Heavyweights have been the weakest original division, whatever you consider, skills, cleverness or accomplishments, so it doesn't say much to me.
Tommy Ryan, Kid McCoy, Stanley Ketchel, Mike Gibbons, Harry Greb, Mickey Walker, Ray Robinson can be considered for P4P top rankings.
Let's start from the other edge. Fitzsimmons should be ranked lower than Jeffries in heavyweight ratings, agreed? How many ATG hw's can you name who were no worse than Jeffries, only 3 (to fit Fitzsimmons in top 5)?
Not even I rate Fitzsimmons in the top 5 at heavyweight! Though from Memory quite a few did when he was still around, but that is another story. Still, I dont think it is fair to say that Jeffries definitely 100% rates ahead of Fitzsimmons at heavyweight. A very old Fitzsimmons gave Jeffries everything he could handle before a young and prime Jeffries caught him. Who is to say that a young Fitzsimmons doesnt finish the job. And if he does, where does this place him all time? i dont think that there is a middleweight whoever lived that can claim to have a better record against heavyweights. Probably not a light heavyweight either. To this day, more than 120 years later no middleweight has ever fought in and won a world championship like he did (supermiddleweight if you dont believe his weight at the time). It is also a fact that no light heavyweight (other than Tommy Burns who arguably only won a splintered title) has ever done what he did, which is win a world title. IMO, this is impressive in fact that alone is enough to place him as top 5 p4p. This is before you consider his manner of dominance etc. I will admit that due to him holding the world title and benefitting from the monetary situation that accompanies these titles, he did not necessarilly face the quantity of opponents that Greb and some others did, but the reality is that he did not duck fighters and he showed an extraodinary ability to do things that no other fighter of his size could do. His level of dominance, even without the quantity in the later years was something which no other middleweight has achieved, imo. As an extreme example, if bernard Hopkins were to knock out Vladimir Klitchsko while weighing 168 lbs, do we really need to see him knock out every single middleweight contender to know that his current middleweight dominance extends over the current contenders. Once we accept this proposition, Fitzsimmons dominance is astounding. I think he has to be top 5. I have him at number one, personally, which is where he was universally rated for most of the last century.

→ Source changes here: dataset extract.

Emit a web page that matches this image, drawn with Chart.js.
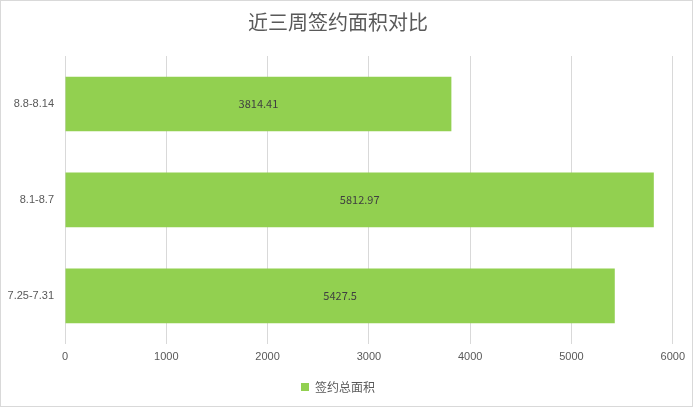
<!DOCTYPE html>
<html>
<head>
<meta charset="utf-8">
<script src="https://cdn.jsdelivr.net/npm/chart.js@4"></script>
<style>
  html, body { margin: 0; padding: 0; background: #fff; }
  #wrap { position: absolute; left: 0; top: 0; width: 691px; height: 405px; border: 1px solid #d9d9d9; }
</style>
</head>
<body>
<div id="wrap"><canvas id="barChart"></canvas></div>
<script>
// 数据
const categories = ['8.8-8.14', '8.1-8.7', '7.25-7.31'];
const areaValues = [3814.41, 5812.97, 5427.5];
const seriesName = '签约总面积';
const barColor = '#92D050';

// 柱内数值标签
const valueLabels = {
    id: 'valueLabels',
    afterDatasetsDraw(chart) {
        const ctx = chart.ctx;
        const meta = chart.getDatasetMeta(0);
        ctx.save();
        ctx.font = '11px "Noto Sans CJK SC", "DejaVu Sans", sans-serif';
        ctx.fillStyle = '#404040';
        ctx.textAlign = 'center';
        ctx.textBaseline = 'middle';
        meta.data.forEach((bar, i) => {
            const x = (bar.x + bar.base) / 2;
            ctx.fillText(String(areaValues[i]), x, bar.y);
        });
        ctx.restore();
    }
};

new Chart(document.getElementById('barChart'), {
    type: 'bar',
    data: {
        labels: categories,
        datasets: [{
            label: seriesName,
            data: areaValues,
            backgroundColor: barColor,
            borderWidth: 0,
            barPercentage: 0.57,
            categoryPercentage: 1
        }]
    },
    options: {
        indexAxis: 'y',
        responsive: true,
        maintainAspectRatio: false,
        animation: false,
        layout: { padding: { left: 0, right: 17, top: 0, bottom: 3 } },
        plugins: {
            title: {
                display: true,
                text: '近三周签约面积对比',
                color: '#595959',
                font: { size: 20, family: '"Noto Sans CJK SC", sans-serif', weight: 'normal' },
                padding: { top: 9, bottom: 22 }
            },
            legend: {
                position: 'bottom',
                labels: {
                    color: '#595959',
                    boxWidth: 8,
                    boxHeight: 8,
                    font: { size: 12, family: '"Noto Sans CJK SC", sans-serif' },
                    padding: 10
                }
            },
            tooltip: { enabled: false }
        },
        scales: {
            x: {
                min: 0,
                max: 6000,
                ticks: {
                    stepSize: 1000,
                    color: '#595959',
                    font: { size: 11, family: '"Liberation Sans", sans-serif' },
                    padding: 7,
                    callback: value => String(value)
                },
                grid: { color: '#d9d9d9', drawTicks: false },
                border: { display: false }
            },
            y: {
                afterFit(scale) { scale.width = 64; },
                ticks: {
                    color: '#595959',
                    font: { size: 11, family: '"Liberation Sans", sans-serif' },
                    padding: 3
                },
                grid: { display: false },
                border: { display: false }
            }
        }
    },
    plugins: [valueLabels]
});
</script>
</body>
</html>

Jeffries stopped Fitz in the 11th and 8th rounds. That's within even modern, shortened championship distance. You'd pick a 6-rounder to decide the championship to make it fairer to Fitz? I don't think Fitz got much worse between the Corbett win and the first loss to Jeffries. The Corbett win was by a chance blow, after he was thoroughly outboxed, should we doubt Fitz's superiority over Corbett using the same logic you apply to Jeffries? The rest depends on what you consider a heavyweight. If multiple blown up light heavyweights (when that division didn't exist) are considered equal to true heavyweights and super heavyweights, then his record would be impressive. If you take them for what they were - blown up lhw's, and most of whom weren't too clever or skillful or fast, it's not that impressive.
Except this is a ranking for P4P not exclusively as a heavyweight. The same logic could diminish Langford and that doesn't make a lot of sense.
I personally don't rank Langford in top 10. Using the same logic McGrain tried to apply to Mike Gibbons/Cocoa Kid comparison. Langford didn't show enough consistency during his career. He could look the best fighter in the world in one fight, then give a mediocre performance in the next one, and this happened too often in my opinion.
I think a case can be made that Fitz has more impressive and emphatic wins at heavyweight than Jeffries,that he had more skills and talent and that Jeffries only beat him because of the size and weight disparity.